Work to do:
Report, as a bare number, how many lines of the material below contain the word "with".

****

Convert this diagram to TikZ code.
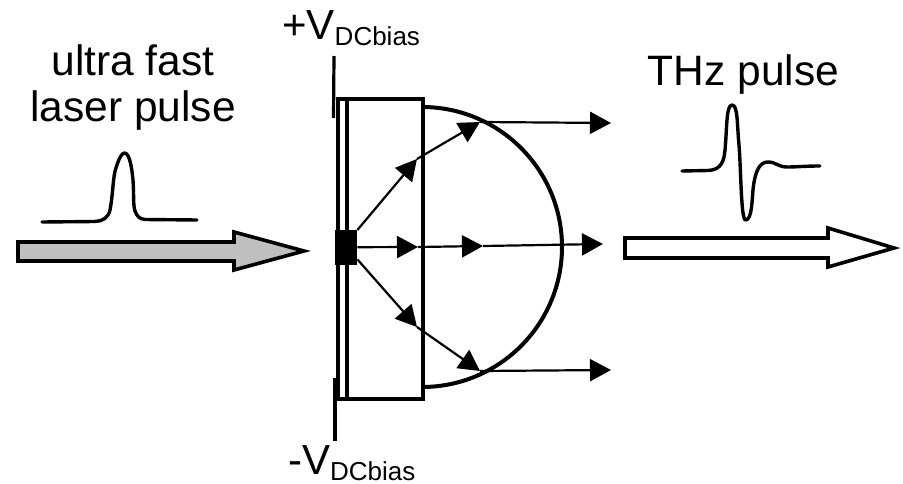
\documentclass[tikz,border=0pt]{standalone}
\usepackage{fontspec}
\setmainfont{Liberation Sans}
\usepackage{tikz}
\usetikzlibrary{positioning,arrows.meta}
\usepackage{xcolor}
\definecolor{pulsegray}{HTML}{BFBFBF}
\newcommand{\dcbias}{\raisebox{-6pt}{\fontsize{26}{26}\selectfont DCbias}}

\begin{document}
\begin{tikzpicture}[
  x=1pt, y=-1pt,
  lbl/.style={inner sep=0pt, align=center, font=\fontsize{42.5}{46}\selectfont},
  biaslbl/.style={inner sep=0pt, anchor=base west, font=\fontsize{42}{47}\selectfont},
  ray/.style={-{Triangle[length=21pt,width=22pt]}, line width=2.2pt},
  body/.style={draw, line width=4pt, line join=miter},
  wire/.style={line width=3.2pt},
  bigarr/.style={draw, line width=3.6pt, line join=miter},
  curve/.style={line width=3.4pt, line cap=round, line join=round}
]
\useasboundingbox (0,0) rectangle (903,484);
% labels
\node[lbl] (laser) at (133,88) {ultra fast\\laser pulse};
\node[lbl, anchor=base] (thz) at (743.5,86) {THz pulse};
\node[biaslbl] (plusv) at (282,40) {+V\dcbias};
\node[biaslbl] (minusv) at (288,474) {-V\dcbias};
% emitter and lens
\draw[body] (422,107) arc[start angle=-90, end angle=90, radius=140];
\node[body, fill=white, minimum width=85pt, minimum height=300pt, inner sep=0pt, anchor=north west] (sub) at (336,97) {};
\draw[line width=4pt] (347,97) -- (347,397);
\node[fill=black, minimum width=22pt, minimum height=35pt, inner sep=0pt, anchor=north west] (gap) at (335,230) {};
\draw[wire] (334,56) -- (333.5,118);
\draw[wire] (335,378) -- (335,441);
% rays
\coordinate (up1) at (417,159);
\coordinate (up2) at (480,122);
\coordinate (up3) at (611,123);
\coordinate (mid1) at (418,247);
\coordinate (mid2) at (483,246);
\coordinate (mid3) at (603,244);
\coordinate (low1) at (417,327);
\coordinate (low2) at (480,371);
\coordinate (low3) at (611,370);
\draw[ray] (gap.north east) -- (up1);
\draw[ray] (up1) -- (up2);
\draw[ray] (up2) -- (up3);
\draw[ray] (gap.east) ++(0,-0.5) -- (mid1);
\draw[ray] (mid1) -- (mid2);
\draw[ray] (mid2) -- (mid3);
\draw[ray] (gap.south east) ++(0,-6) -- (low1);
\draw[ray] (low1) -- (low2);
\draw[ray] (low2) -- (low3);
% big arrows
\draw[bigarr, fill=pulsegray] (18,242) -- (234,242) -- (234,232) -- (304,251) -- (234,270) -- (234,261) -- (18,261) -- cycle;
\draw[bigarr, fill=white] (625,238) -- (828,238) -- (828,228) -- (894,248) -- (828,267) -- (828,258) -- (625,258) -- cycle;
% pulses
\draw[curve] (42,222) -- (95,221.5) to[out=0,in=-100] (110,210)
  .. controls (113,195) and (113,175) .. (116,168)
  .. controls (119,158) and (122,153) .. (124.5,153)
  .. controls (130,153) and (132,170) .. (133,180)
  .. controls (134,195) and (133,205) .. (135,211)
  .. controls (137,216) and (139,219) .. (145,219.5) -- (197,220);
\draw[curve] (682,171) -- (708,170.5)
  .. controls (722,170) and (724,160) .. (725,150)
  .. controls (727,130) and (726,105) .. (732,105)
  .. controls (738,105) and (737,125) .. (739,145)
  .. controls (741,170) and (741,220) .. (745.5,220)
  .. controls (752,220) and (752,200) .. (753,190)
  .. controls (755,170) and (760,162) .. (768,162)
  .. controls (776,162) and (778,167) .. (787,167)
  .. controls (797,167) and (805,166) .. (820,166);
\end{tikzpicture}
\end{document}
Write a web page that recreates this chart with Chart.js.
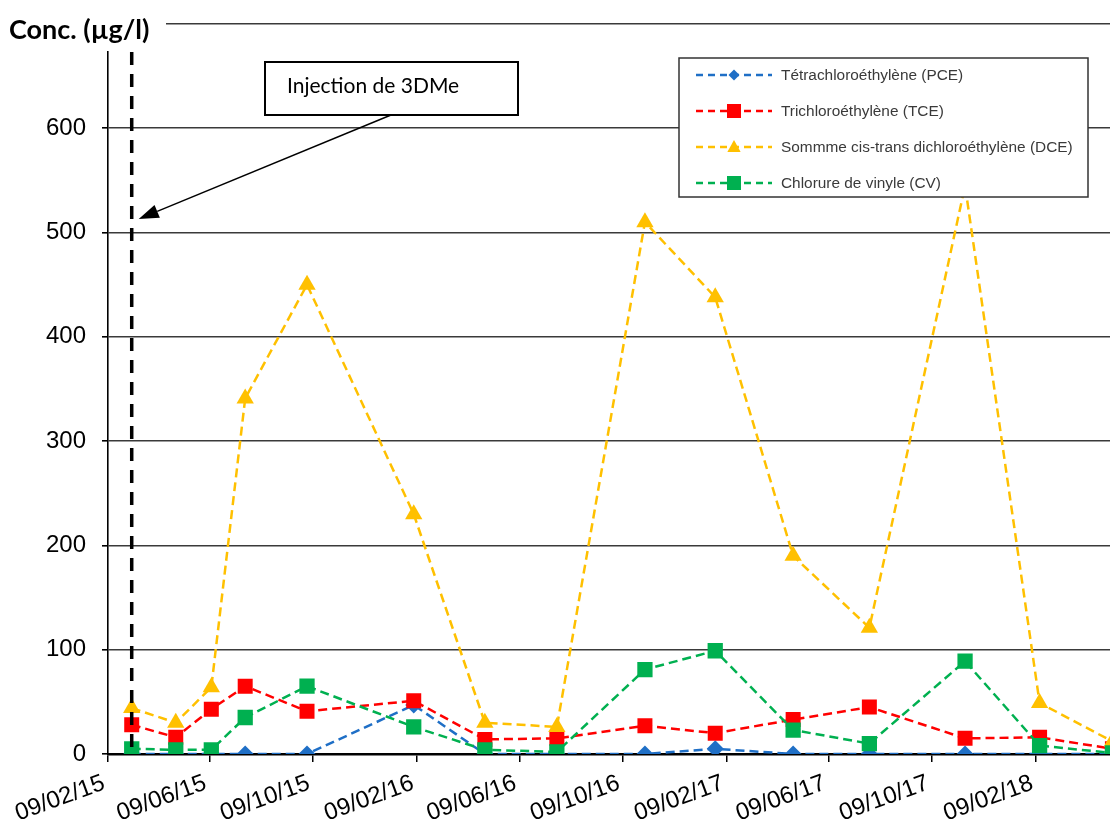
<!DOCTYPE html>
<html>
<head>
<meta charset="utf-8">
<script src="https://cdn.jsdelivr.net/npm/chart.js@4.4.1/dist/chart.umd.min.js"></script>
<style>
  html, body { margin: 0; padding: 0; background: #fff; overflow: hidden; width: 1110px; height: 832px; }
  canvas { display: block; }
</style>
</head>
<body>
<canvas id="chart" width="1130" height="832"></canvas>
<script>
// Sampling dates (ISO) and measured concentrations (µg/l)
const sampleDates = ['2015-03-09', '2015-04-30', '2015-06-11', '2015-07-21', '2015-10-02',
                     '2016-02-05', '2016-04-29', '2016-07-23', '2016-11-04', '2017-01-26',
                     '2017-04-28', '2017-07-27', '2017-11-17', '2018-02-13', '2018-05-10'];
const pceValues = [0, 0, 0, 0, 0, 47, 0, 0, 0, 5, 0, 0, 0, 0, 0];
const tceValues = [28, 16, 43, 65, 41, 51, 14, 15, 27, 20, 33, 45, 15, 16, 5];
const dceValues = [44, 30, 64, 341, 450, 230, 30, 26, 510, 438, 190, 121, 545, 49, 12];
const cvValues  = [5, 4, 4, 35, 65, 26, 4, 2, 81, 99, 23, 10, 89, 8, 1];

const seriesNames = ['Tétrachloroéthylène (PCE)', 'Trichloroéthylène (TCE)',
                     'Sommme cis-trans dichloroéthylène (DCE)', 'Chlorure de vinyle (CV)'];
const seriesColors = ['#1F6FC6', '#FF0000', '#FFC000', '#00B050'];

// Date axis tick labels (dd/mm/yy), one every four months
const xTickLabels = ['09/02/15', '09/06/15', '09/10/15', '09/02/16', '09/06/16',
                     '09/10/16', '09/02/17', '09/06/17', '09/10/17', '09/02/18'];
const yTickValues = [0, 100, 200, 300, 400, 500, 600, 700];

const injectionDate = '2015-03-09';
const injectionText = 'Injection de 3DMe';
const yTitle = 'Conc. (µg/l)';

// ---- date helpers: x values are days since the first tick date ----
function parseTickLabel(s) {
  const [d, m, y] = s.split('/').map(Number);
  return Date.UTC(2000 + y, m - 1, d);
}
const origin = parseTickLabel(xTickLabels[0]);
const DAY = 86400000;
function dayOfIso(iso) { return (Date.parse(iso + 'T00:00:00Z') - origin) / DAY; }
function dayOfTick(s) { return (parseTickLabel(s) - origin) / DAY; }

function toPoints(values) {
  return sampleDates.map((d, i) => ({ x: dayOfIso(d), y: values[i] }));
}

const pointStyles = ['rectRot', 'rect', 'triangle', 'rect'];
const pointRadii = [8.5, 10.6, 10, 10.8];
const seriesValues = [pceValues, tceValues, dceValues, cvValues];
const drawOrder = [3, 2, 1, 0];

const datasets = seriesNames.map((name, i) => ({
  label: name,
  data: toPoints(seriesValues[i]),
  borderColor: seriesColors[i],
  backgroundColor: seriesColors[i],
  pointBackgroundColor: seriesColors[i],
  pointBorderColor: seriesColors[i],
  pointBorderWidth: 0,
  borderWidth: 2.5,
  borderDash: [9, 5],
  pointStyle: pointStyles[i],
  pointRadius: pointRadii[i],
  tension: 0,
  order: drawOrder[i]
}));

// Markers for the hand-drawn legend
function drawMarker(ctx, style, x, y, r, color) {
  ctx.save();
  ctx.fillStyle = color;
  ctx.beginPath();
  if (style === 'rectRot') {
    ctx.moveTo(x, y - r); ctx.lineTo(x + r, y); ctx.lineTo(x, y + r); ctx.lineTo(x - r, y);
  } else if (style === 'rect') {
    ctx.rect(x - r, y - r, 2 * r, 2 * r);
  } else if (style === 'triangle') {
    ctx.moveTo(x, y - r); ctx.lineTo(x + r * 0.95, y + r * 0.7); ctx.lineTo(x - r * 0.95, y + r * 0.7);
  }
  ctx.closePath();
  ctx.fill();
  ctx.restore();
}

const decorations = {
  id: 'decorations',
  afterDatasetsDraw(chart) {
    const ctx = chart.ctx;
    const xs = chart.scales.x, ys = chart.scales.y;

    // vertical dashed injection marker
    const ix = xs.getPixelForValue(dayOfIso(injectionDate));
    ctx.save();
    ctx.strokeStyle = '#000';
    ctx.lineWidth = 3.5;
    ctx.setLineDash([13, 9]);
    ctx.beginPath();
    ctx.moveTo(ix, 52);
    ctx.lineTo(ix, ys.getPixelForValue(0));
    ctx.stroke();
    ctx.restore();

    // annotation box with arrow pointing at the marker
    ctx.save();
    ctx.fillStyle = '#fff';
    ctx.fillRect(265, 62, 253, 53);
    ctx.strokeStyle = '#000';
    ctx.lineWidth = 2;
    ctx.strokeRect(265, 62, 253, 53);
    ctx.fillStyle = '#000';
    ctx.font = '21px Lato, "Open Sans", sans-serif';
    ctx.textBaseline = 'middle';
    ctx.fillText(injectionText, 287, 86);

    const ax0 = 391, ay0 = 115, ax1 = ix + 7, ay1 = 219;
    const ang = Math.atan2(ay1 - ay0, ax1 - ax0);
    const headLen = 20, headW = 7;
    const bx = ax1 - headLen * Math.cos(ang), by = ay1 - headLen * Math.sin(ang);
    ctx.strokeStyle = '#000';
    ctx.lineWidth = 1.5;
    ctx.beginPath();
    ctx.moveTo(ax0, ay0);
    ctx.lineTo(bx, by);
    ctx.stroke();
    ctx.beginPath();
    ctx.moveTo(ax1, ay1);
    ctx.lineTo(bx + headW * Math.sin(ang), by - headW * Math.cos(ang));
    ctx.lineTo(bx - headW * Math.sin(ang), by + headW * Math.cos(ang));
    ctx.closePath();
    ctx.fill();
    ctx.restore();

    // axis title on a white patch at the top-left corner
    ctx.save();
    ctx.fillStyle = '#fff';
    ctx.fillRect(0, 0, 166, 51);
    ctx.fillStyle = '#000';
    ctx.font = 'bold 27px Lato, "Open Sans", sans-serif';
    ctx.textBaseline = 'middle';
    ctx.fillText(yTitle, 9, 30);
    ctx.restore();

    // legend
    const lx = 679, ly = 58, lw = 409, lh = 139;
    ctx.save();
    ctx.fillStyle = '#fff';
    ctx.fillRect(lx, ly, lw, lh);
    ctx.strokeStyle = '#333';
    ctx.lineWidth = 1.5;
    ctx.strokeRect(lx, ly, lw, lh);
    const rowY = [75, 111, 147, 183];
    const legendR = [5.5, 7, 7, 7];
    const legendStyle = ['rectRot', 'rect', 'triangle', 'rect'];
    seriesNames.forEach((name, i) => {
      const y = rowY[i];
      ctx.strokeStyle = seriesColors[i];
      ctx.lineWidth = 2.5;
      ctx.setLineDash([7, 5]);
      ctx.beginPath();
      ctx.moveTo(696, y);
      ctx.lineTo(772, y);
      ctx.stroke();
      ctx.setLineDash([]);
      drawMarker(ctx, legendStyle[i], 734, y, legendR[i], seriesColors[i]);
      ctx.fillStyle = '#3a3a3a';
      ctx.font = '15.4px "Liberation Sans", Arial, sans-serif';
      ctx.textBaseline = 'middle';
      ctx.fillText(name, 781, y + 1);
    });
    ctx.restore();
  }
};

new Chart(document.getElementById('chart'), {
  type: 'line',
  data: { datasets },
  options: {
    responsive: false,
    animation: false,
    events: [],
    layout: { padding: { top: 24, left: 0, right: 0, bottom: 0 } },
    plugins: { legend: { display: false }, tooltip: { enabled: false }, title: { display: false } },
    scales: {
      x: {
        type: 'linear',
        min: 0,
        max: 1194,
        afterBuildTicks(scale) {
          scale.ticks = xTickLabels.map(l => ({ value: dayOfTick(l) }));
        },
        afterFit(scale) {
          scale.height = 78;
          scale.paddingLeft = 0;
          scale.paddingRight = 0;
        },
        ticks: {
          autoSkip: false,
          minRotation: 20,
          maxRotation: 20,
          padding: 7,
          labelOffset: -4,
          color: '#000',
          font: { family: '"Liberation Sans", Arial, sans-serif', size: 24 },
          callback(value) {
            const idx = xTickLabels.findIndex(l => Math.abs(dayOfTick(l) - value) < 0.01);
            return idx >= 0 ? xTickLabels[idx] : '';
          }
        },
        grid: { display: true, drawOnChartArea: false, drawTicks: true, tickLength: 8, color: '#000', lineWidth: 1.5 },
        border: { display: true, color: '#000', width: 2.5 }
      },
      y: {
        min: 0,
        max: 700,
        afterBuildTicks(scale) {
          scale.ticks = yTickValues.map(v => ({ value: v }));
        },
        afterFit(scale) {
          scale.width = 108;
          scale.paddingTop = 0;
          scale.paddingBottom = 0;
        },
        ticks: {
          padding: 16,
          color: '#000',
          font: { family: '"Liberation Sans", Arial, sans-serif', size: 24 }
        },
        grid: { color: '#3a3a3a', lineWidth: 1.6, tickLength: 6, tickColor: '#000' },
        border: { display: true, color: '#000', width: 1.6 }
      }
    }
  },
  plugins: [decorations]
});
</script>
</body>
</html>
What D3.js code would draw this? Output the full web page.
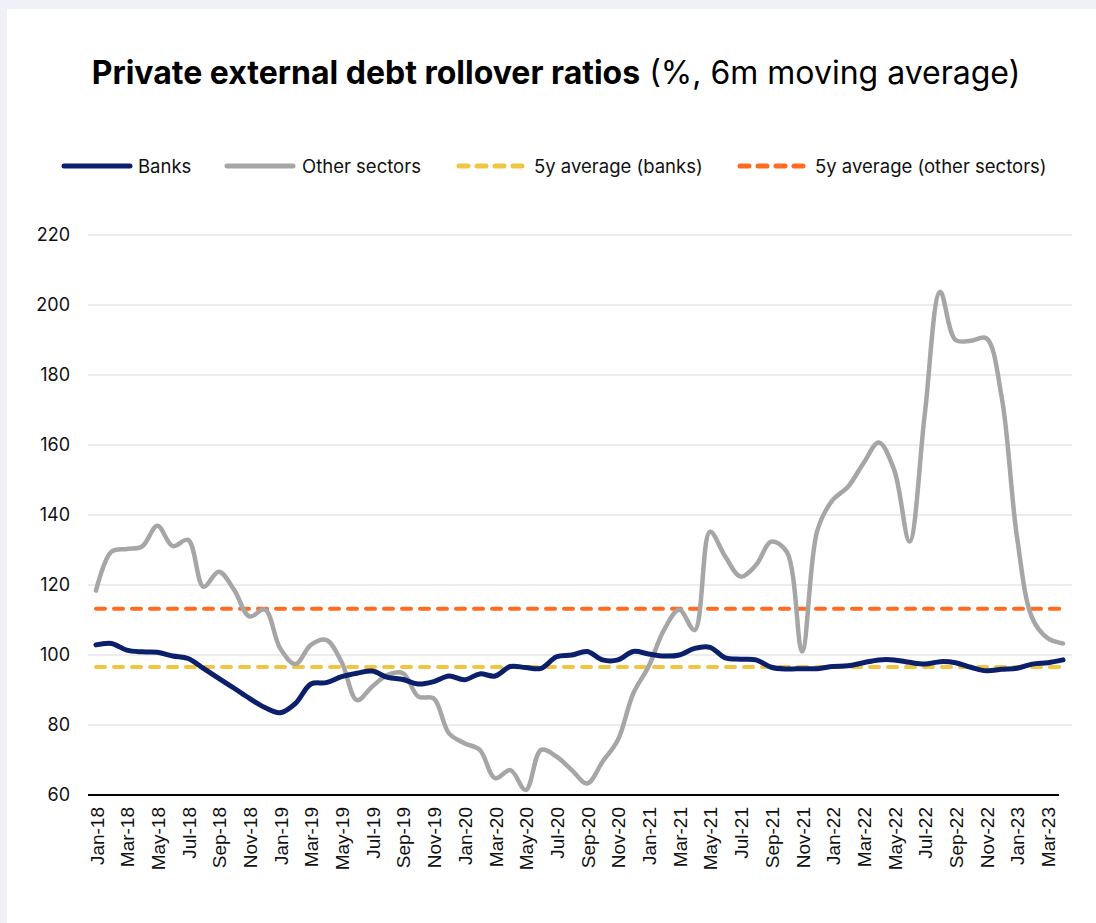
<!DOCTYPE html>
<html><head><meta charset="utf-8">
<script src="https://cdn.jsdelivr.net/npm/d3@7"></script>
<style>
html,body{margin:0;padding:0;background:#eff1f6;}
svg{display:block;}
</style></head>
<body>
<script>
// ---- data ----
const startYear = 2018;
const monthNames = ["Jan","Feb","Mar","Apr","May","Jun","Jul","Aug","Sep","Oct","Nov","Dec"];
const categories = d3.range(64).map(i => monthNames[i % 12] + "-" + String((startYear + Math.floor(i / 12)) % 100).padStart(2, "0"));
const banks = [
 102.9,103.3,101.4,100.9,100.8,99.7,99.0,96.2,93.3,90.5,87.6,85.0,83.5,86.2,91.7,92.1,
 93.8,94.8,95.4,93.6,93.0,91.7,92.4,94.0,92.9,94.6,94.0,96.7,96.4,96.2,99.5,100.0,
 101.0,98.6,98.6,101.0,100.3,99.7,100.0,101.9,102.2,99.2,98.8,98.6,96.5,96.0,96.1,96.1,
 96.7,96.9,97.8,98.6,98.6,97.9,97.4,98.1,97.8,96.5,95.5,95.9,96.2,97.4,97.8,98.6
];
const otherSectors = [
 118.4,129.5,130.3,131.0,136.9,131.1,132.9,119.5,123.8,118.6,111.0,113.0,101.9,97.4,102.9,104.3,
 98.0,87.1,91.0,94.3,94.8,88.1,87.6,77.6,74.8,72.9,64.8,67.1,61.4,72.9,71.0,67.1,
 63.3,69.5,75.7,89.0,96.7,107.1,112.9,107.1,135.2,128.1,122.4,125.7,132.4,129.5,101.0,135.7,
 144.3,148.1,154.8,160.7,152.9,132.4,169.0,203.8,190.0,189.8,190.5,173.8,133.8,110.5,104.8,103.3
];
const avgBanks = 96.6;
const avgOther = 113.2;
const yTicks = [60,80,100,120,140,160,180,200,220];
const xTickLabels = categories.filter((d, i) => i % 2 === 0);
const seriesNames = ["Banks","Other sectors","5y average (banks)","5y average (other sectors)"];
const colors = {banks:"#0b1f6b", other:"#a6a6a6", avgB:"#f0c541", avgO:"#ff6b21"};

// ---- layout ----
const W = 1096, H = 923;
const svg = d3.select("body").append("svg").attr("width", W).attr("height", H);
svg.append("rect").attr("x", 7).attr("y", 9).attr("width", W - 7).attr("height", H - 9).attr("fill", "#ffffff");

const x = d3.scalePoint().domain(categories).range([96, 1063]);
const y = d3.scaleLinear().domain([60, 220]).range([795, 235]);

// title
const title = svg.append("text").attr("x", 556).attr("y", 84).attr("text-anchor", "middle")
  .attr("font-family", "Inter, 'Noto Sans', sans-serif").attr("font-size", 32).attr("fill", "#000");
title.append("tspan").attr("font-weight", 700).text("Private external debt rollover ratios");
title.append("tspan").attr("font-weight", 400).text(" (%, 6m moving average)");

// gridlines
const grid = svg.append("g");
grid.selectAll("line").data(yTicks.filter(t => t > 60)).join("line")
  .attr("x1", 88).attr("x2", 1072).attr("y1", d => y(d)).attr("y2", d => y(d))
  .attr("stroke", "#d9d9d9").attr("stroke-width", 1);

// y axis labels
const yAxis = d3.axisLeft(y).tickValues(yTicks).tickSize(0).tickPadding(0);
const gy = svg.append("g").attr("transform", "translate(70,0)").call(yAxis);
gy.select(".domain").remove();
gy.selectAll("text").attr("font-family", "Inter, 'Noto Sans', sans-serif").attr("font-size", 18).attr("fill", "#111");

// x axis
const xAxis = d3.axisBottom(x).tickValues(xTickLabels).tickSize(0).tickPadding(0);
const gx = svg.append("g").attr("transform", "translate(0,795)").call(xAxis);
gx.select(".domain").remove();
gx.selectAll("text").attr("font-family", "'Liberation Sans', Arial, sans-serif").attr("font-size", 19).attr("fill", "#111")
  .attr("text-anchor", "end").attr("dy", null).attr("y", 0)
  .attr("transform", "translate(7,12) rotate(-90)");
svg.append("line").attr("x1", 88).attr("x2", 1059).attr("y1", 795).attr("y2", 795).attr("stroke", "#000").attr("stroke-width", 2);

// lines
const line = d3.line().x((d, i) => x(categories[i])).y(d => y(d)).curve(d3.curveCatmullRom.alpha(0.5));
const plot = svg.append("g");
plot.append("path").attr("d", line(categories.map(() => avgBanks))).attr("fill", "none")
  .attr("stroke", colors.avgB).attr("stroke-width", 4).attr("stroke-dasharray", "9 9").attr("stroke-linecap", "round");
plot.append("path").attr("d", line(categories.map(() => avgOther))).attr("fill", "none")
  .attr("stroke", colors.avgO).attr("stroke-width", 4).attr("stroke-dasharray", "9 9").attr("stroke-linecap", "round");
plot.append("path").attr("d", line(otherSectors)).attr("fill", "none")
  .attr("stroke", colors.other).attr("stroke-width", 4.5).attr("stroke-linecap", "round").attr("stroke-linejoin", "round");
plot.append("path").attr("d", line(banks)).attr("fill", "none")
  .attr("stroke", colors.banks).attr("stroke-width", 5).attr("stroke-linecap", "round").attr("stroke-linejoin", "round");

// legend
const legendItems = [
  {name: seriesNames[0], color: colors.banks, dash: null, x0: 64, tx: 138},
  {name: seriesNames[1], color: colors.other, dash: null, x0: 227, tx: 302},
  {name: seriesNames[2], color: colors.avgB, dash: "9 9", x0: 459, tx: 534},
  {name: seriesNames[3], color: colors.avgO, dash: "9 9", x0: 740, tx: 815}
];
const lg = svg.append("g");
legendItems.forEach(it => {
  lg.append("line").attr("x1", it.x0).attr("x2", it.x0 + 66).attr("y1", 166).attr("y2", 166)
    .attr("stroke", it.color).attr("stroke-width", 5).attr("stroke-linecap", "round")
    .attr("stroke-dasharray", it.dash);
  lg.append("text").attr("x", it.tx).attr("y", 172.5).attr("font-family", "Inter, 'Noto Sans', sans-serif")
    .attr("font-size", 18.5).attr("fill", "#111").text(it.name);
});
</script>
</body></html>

****

Response:
2